● **Data for this exercise**:

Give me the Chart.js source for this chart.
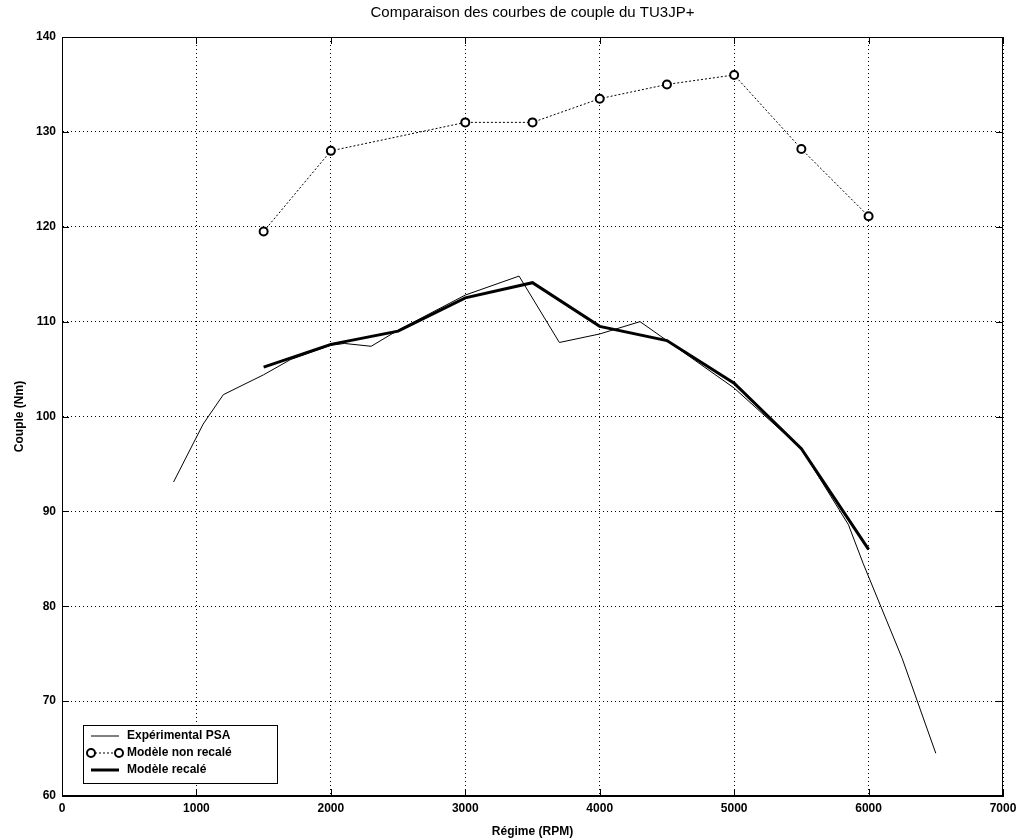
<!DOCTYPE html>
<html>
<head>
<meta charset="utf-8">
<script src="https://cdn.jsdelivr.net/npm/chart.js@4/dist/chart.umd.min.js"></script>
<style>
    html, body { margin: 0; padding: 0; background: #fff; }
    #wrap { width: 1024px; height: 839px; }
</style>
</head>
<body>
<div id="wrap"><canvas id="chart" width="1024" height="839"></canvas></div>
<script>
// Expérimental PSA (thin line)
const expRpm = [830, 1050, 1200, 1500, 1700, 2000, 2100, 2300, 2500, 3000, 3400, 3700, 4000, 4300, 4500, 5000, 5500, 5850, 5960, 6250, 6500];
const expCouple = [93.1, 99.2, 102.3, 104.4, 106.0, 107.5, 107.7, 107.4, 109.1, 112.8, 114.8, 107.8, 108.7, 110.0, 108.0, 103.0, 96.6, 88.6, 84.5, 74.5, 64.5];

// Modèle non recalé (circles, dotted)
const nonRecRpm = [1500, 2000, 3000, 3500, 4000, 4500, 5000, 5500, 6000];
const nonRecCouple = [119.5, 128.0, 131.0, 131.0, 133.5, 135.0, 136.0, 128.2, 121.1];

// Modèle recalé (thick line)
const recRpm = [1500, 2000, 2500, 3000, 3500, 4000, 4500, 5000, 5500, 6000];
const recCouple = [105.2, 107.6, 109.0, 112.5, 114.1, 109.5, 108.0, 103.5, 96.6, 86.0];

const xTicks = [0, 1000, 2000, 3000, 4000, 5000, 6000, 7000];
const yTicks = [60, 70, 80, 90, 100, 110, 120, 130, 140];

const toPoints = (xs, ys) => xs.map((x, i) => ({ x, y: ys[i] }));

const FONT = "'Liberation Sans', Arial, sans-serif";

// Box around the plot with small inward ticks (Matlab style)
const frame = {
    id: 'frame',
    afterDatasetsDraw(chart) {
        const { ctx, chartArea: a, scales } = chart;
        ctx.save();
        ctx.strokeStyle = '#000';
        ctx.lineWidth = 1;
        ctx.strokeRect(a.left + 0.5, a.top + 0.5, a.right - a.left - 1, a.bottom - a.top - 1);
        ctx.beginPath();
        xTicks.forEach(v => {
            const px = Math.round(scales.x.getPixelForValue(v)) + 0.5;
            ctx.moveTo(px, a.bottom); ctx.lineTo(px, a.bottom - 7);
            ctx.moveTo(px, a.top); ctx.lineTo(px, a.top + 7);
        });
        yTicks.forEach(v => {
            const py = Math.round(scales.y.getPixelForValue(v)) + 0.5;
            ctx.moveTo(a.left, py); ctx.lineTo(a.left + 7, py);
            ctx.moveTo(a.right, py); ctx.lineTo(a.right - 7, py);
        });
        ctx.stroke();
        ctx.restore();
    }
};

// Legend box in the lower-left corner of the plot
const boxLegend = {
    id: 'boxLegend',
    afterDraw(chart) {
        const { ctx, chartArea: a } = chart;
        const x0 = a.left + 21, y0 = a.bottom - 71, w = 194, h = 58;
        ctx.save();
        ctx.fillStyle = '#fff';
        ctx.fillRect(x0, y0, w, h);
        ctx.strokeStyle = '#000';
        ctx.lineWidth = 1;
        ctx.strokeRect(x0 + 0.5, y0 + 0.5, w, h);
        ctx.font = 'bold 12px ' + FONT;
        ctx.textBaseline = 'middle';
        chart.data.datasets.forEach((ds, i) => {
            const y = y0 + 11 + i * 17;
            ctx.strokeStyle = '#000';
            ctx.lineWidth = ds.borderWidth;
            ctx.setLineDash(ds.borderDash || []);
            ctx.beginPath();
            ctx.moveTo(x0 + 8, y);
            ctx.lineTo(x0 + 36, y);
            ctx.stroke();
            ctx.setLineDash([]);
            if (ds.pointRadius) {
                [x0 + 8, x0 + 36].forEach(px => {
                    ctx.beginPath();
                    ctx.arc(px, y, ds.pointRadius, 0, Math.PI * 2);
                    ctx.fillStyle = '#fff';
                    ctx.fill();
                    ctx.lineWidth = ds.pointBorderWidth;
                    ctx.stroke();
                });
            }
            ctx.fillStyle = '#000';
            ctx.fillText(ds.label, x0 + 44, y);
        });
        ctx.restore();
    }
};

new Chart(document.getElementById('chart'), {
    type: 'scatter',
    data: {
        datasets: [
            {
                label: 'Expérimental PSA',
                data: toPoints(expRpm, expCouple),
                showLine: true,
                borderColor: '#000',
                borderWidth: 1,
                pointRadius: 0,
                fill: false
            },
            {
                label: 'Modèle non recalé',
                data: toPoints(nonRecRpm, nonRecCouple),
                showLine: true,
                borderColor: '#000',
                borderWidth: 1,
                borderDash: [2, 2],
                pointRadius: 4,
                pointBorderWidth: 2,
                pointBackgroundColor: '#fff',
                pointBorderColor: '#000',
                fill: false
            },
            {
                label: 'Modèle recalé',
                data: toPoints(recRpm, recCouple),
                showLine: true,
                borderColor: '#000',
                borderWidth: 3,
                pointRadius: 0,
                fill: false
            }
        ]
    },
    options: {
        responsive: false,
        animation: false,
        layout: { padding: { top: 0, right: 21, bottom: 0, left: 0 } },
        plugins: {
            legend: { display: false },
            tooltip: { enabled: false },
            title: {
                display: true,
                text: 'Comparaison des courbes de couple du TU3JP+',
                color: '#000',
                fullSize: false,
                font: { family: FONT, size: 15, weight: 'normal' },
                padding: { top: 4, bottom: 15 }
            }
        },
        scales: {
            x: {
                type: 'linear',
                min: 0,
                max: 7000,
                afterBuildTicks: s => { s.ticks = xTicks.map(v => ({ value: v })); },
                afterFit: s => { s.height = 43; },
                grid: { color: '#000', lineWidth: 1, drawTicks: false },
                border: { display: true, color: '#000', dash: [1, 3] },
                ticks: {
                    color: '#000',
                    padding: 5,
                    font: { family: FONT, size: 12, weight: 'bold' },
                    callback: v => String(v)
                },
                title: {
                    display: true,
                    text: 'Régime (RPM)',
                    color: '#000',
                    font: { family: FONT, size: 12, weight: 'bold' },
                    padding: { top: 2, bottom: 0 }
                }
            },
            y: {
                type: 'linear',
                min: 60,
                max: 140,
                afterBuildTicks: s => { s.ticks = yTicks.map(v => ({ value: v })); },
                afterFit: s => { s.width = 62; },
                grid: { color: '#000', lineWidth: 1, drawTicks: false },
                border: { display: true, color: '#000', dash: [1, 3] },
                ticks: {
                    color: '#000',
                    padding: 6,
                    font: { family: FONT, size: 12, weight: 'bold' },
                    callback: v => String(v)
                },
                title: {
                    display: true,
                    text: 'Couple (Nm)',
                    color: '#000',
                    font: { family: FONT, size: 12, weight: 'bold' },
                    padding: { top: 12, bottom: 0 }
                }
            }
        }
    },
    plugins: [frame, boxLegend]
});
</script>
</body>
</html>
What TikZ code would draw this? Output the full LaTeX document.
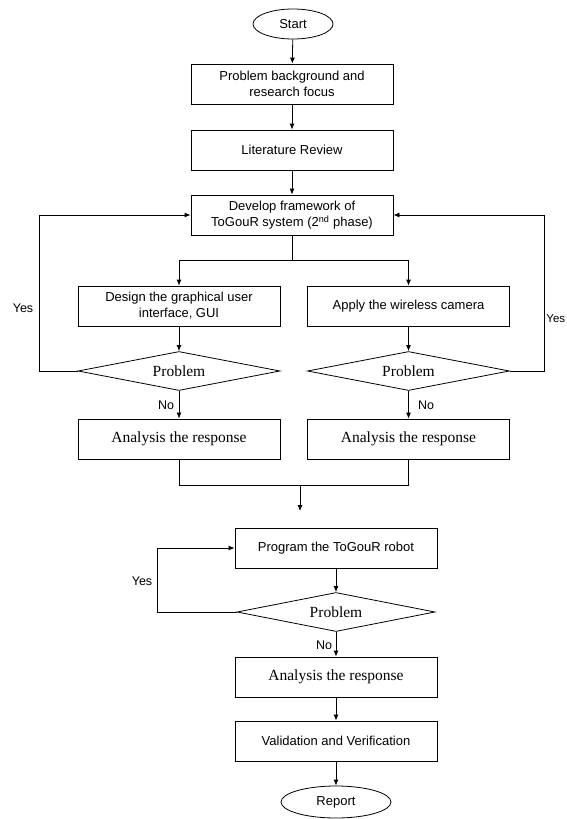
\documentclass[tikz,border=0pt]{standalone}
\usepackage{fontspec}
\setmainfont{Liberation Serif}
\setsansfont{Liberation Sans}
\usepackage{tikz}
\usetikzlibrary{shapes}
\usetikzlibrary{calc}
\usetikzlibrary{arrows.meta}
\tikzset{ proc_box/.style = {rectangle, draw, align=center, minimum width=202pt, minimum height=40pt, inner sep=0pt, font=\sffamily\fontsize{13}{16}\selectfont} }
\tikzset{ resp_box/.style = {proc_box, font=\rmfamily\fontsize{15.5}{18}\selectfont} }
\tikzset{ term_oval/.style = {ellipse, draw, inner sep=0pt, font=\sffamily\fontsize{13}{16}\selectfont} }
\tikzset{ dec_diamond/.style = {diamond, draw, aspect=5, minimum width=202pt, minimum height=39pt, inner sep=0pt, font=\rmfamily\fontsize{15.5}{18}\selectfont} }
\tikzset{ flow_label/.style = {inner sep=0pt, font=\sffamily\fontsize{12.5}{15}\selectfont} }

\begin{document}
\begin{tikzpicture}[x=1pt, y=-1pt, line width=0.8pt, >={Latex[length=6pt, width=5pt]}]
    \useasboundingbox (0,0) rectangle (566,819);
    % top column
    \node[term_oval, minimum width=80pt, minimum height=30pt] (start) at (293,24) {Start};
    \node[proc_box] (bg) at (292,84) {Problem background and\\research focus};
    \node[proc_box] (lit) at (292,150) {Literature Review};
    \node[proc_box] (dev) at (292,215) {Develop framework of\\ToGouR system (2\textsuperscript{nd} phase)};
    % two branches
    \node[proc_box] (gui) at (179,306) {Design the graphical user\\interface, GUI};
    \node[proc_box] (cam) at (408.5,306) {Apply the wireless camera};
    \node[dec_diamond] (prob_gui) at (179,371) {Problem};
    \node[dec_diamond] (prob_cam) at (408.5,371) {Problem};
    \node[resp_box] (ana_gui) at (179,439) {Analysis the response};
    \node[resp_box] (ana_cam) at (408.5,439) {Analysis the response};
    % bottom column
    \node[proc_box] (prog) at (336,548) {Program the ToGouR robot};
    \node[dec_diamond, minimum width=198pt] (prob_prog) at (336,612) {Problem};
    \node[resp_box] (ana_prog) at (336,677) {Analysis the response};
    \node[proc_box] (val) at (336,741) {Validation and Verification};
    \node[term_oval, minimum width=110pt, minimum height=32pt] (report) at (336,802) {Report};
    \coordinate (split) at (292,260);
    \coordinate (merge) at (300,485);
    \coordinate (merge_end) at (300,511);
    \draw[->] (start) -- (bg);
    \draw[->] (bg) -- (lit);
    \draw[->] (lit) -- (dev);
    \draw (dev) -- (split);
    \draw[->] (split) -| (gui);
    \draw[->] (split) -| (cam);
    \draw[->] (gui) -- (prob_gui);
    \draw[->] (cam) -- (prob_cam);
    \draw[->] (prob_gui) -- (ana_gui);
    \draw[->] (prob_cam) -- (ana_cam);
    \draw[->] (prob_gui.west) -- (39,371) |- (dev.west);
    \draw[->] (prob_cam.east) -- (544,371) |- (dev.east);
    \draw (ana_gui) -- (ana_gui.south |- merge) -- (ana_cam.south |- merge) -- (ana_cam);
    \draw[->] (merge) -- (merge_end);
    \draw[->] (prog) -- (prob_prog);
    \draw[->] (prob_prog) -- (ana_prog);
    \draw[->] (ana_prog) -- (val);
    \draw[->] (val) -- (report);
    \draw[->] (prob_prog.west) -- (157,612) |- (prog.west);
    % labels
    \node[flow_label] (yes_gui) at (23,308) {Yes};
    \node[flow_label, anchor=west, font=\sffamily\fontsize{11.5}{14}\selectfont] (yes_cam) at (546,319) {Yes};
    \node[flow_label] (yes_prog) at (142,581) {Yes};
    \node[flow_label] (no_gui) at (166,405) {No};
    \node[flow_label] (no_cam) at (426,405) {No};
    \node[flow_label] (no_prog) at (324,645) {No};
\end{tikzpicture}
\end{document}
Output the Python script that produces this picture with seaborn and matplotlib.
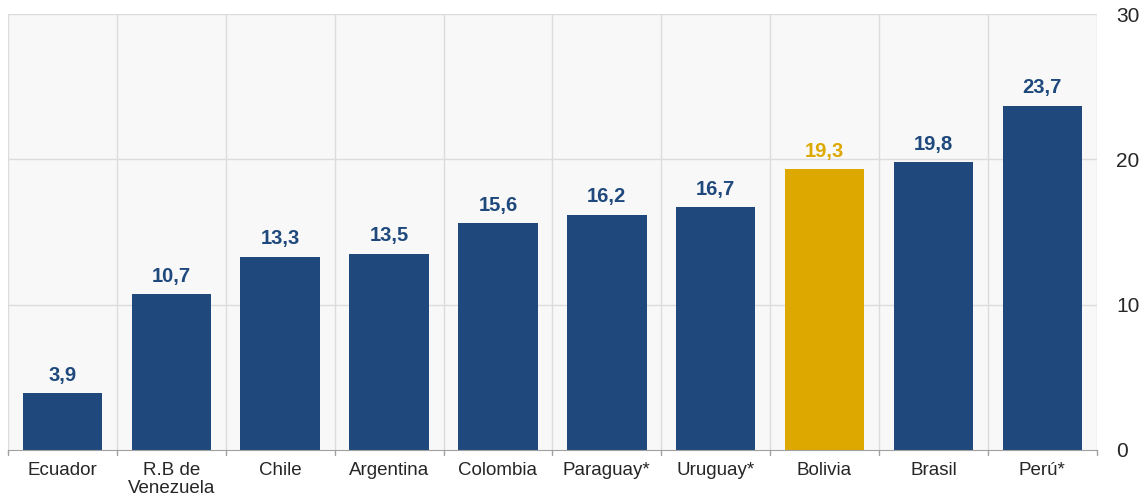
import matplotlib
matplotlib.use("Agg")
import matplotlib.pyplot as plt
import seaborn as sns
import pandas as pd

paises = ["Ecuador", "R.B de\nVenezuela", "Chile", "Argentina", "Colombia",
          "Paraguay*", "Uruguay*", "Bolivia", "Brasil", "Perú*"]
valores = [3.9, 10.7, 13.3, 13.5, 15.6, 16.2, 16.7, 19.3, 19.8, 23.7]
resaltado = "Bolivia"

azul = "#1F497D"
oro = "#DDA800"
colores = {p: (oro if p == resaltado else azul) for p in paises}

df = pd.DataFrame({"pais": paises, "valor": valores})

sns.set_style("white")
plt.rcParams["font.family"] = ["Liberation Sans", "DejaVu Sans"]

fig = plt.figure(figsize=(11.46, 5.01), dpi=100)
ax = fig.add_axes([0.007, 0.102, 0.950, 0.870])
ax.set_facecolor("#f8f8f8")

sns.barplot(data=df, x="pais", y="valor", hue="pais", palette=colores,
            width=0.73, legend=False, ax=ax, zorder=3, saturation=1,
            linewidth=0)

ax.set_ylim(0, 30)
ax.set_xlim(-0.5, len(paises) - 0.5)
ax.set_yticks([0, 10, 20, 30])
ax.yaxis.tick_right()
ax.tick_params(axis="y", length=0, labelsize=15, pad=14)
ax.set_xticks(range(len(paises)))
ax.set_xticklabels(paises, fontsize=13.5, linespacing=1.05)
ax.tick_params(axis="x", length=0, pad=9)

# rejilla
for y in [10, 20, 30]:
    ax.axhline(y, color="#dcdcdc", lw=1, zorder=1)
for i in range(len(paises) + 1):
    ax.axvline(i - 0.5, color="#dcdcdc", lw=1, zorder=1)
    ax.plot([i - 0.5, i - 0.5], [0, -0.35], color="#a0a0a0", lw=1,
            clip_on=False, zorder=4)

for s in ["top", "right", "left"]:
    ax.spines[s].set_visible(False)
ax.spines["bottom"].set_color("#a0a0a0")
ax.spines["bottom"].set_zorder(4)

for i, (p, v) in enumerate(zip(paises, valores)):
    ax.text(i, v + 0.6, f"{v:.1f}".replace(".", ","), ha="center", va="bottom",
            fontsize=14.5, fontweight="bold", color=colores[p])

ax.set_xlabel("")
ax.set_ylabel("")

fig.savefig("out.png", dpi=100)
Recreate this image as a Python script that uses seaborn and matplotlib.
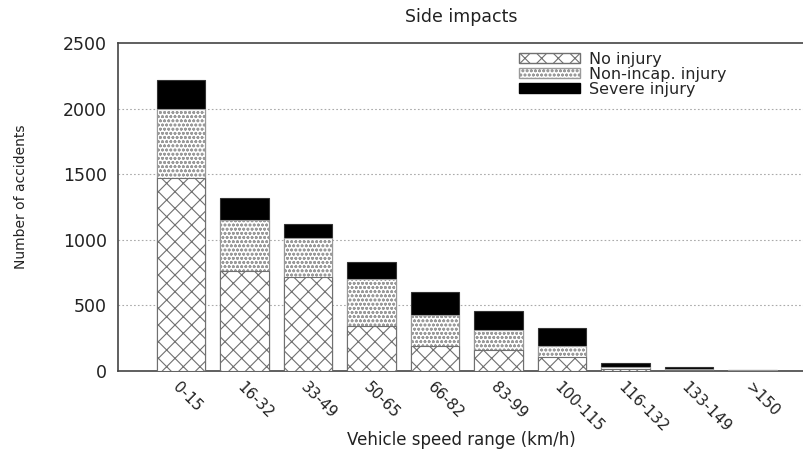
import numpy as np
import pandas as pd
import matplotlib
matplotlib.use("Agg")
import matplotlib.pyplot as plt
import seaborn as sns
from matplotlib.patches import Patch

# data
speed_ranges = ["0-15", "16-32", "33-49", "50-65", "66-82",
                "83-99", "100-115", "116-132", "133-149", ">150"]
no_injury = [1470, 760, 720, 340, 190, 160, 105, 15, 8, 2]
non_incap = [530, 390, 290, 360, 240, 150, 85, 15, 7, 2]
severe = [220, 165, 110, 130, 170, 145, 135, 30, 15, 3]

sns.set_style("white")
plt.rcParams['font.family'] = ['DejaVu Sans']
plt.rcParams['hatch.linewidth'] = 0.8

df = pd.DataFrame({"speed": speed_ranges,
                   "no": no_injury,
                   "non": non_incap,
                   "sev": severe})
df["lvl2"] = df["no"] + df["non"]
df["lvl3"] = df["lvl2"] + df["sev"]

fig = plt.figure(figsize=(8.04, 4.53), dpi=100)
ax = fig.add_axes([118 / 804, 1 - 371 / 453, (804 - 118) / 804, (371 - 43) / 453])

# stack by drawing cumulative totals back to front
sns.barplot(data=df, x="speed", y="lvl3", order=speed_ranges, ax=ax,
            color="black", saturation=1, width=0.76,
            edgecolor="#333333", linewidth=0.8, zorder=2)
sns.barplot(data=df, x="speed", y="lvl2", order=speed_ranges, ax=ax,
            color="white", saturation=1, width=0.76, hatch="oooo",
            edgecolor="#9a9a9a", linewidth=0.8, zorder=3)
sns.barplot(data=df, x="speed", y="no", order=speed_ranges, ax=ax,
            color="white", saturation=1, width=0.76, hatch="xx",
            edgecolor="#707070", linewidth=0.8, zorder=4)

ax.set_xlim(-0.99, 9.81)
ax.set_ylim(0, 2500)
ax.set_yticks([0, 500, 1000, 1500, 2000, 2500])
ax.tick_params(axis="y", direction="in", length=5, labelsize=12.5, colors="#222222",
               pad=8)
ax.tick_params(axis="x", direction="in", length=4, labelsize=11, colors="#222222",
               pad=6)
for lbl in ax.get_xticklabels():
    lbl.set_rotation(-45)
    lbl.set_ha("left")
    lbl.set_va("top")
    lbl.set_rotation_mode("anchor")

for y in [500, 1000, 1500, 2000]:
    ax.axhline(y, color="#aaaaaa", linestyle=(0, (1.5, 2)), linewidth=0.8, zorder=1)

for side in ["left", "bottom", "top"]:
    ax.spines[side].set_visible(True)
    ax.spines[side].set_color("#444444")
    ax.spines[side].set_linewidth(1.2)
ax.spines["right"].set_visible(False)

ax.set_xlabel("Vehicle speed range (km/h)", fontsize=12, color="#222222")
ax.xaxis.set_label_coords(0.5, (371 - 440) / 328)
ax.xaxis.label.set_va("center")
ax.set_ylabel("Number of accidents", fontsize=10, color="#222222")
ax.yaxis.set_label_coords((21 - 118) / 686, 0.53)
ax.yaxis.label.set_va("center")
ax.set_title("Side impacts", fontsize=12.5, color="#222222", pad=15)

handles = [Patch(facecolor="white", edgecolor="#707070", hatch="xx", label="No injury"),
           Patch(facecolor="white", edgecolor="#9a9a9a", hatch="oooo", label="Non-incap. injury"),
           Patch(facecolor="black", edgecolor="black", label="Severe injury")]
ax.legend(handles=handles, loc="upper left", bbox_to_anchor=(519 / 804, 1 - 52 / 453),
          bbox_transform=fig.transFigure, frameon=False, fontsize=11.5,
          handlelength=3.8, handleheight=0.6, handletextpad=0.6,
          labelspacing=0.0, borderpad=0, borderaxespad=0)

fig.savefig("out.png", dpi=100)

● **Exercise task**:
Across the material above, how many lines include the string "seaborn"? Only the number is wanted.

● **The result**:
4